The number of combatants in World War One was unprecedented. Not only did the world have more people in it than ever before, but nations were willing to place ever greater demands on that population to gain the upper hand. Throughout the war recruitment campaigns and conscription were used to keep these colossal armies supplied with men. These graphs reveal just how successfully powers on all sides were in mobilising huge numbers of men compared to the numbers prepared at the outset.
Allied Divisions 1914-18
By 1917 the Russian Empire had come to an end as a result of the Revolution and the country’s new communist government had withdrawn it from the war. The Imperial Army had divided between the various factions of the Revolution and its former soldiers would go on fighting one another in the Russian Civil War until 1922.

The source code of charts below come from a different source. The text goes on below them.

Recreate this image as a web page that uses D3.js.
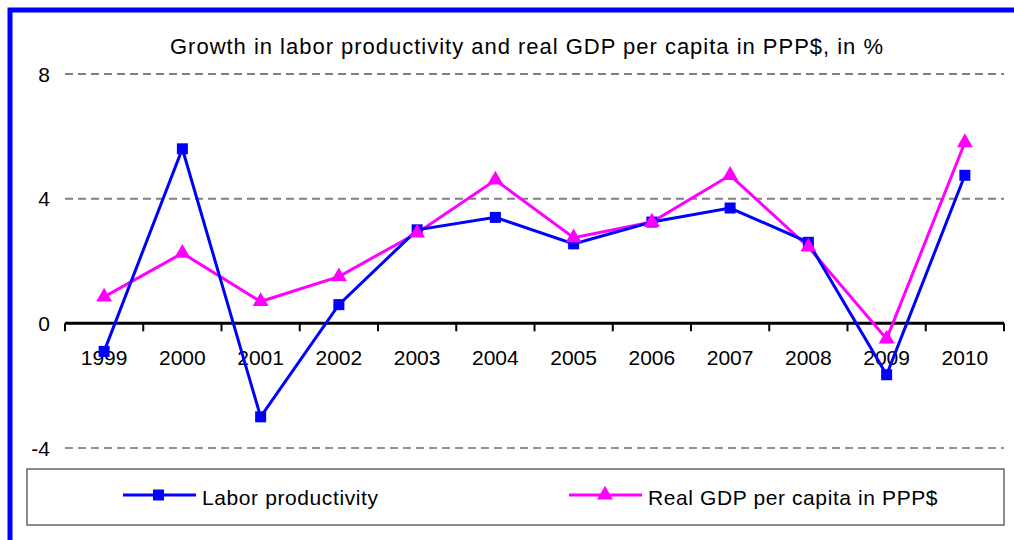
<!DOCTYPE html>
<html>
<head>
<meta charset="utf-8">
<script src="https://cdn.jsdelivr.net/npm/d3@7"></script>
<style>
  body { margin: 0; background: #fff; }
  svg { display: block; font-family: "Liberation Sans", Arial, sans-serif; }
</style>
</head>
<body>
<svg id="chart" width="1014" height="540"></svg>
<script>
// data
var years = ["1999", "2000", "2001", "2002", "2003", "2004", "2005", "2006", "2007", "2008", "2009", "2010"];
var laborProductivity = [-0.9, 5.6, -3.0, 0.6, 3.0, 3.4, 2.55, 3.25, 3.7, 2.6, -1.65, 4.75];
var realGdpPerCapita = [0.85, 2.25, 0.7, 1.5, 2.9, 4.6, 2.75, 3.25, 4.75, 2.45, -0.5, 5.8];
var yTicks = [-4, 0, 4, 8];
var seriesNames = ["Labor productivity", "Real GDP per capita in PPP$"];

var svg = d3.select("#chart");

// blue frame around the chart
svg.append("rect")
  .attr("x", 10).attr("y", 10)
  .attr("width", 1020).attr("height", 560)
  .attr("fill", "none")
  .attr("stroke", "#0000ff")
  .attr("stroke-width", 5);

var x = d3.scaleBand().domain(years).range([65, 1004]).padding(0);
var y = d3.scaleLinear().domain([-4, 8]).range([448, 74]);

// title
svg.append("text")
  .attr("x", 170).attr("y", 54)
  .attr("font-size", 22)
  .attr("textLength", 713)
  .attr("lengthAdjust", "spacing")
  .attr("fill", "#000")
  .text("Growth in labor productivity and real GDP per capita in PPP$, in %");

// gridlines (dashed)
svg.append("g")
  .selectAll("line")
  .data(yTicks.filter(d => d != 0))
  .join("line")
  .attr("x1", 65).attr("x2", 1004)
  .attr("y1", d => y(d)).attr("y2", d => y(d))
  .attr("stroke", d => d < 0 ? "#222" : "#808080")
  .attr("stroke-width", d => d < 0 ? 1 : 2)
  .attr("stroke-dasharray", "8,5");

// y labels
svg.append("g")
  .selectAll("text")
  .data(yTicks)
  .join("text")
  .attr("x", 50)
  .attr("y", d => y(d))
  .attr("dy", "0.36em")
  .attr("text-anchor", "end")
  .attr("font-size", 21)
  .text(d => d);

// x axis at zero
svg.append("line")
  .attr("x1", 65).attr("x2", 1004)
  .attr("y1", y(0)).attr("y2", y(0))
  .attr("stroke", "#000")
  .attr("stroke-width", 3);

var tickPos = years.map(d => x(d)).concat([x.range()[1]]);
svg.append("g")
  .selectAll("line")
  .data(tickPos)
  .join("line")
  .attr("x1", d => d).attr("x2", d => d)
  .attr("y1", y(0)).attr("y2", y(0) + 8)
  .attr("stroke", "#000")
  .attr("stroke-width", 2);

svg.append("g")
  .selectAll("text")
  .data(years)
  .join("text")
  .attr("x", d => x(d) + x.bandwidth() / 2)
  .attr("y", 365)
  .attr("text-anchor", "middle")
  .attr("font-size", 21)
  .text(d => d);

// lines and markers
var line = d3.line()
  .x((d, i) => x(years[i]) + x.bandwidth() / 2)
  .y(d => y(d));

var tri = d3.symbol().type(d3.symbolTriangle).size(110);

svg.append("path")
  .datum(realGdpPerCapita)
  .attr("d", line)
  .attr("fill", "none")
  .attr("stroke", "#ff00ff")
  .attr("stroke-width", 3);

svg.append("path")
  .datum(laborProductivity)
  .attr("d", line)
  .attr("fill", "none")
  .attr("stroke", "#0000ff")
  .attr("stroke-width", 3);

svg.append("g")
  .selectAll("rect")
  .data(laborProductivity)
  .join("rect")
  .attr("x", (d, i) => x(years[i]) + x.bandwidth() / 2 - 5.5)
  .attr("y", d => y(d) - 5.5)
  .attr("width", 11).attr("height", 11)
  .attr("fill", "#0000ff");

svg.append("g")
  .selectAll("path")
  .data(realGdpPerCapita)
  .join("path")
  .attr("d", tri)
  .attr("transform", (d, i) => "translate(" + (x(years[i]) + x.bandwidth() / 2) + "," + y(d) + ")")
  .attr("fill", "#ff00ff");

// legend
var legend = svg.append("g");
legend.append("rect")
  .attr("x", 27).attr("y", 469)
  .attr("width", 977).attr("height", 56)
  .attr("fill", "#fff")
  .attr("stroke", "#666")
  .attr("stroke-width", 1.5);

var legX = [123, 569];
var legColors = ["#0000ff", "#ff00ff"];
seriesNames.forEach(function(name, i) {
  var g = legend.append("g").attr("transform", "translate(" + legX[i] + ",495)");
  g.append("line")
    .attr("x1", 0).attr("x2", 73)
    .attr("stroke", legColors[i])
    .attr("stroke-width", 3);
  if (i == 0) {
    g.append("rect").attr("x", 30).attr("y", -5.5).attr("width", 11).attr("height", 11).attr("fill", legColors[i]);
  } else {
    g.append("path").attr("d", tri).attr("transform", "translate(36,0)").attr("fill", legColors[i]);
  }
  g.append("text")
    .attr("x", 79).attr("y", 10)
    .attr("font-size", 21)
    .attr("letter-spacing", 0.6)
    .text(name);
});
</script>
</body>
</html>
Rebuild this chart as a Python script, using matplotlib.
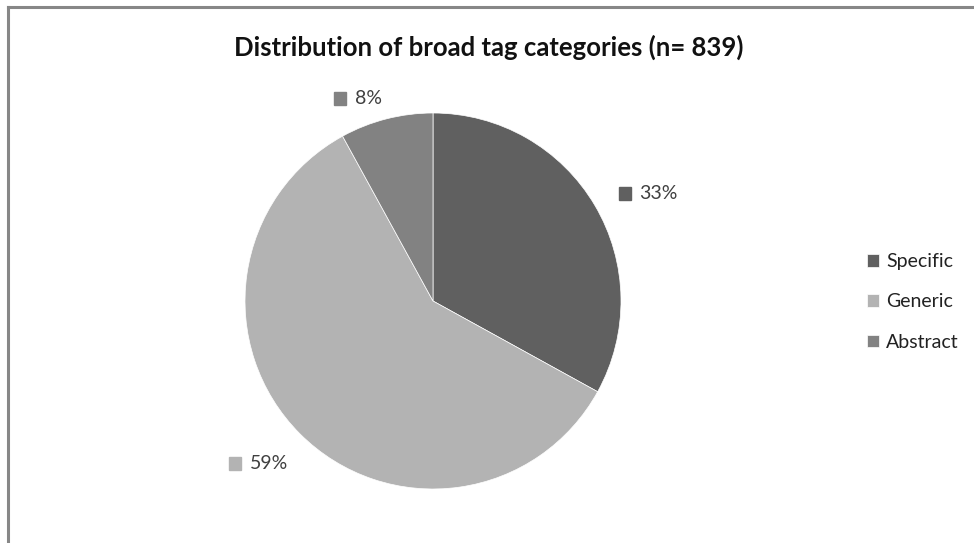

British Empire Divisions 1914-18
Until 1914 Britain had maintained a policy of keeping a very small but wholly voluntary professional army. The high casualty rates of World War One, however, made such an approach unfeasible and the British began to recruit new men in far greater quantities, eventually turning to conscription.
Central Powers Divisions 1914-18
Despite the large growth in German divisions, the Central Powers remained numerically inferior to the Allies throughout. This is especially notable given how poorly equipped and led the Austro-Hungarian Army was and that the Ottoman Empire had no real presence other than on its own frontiers.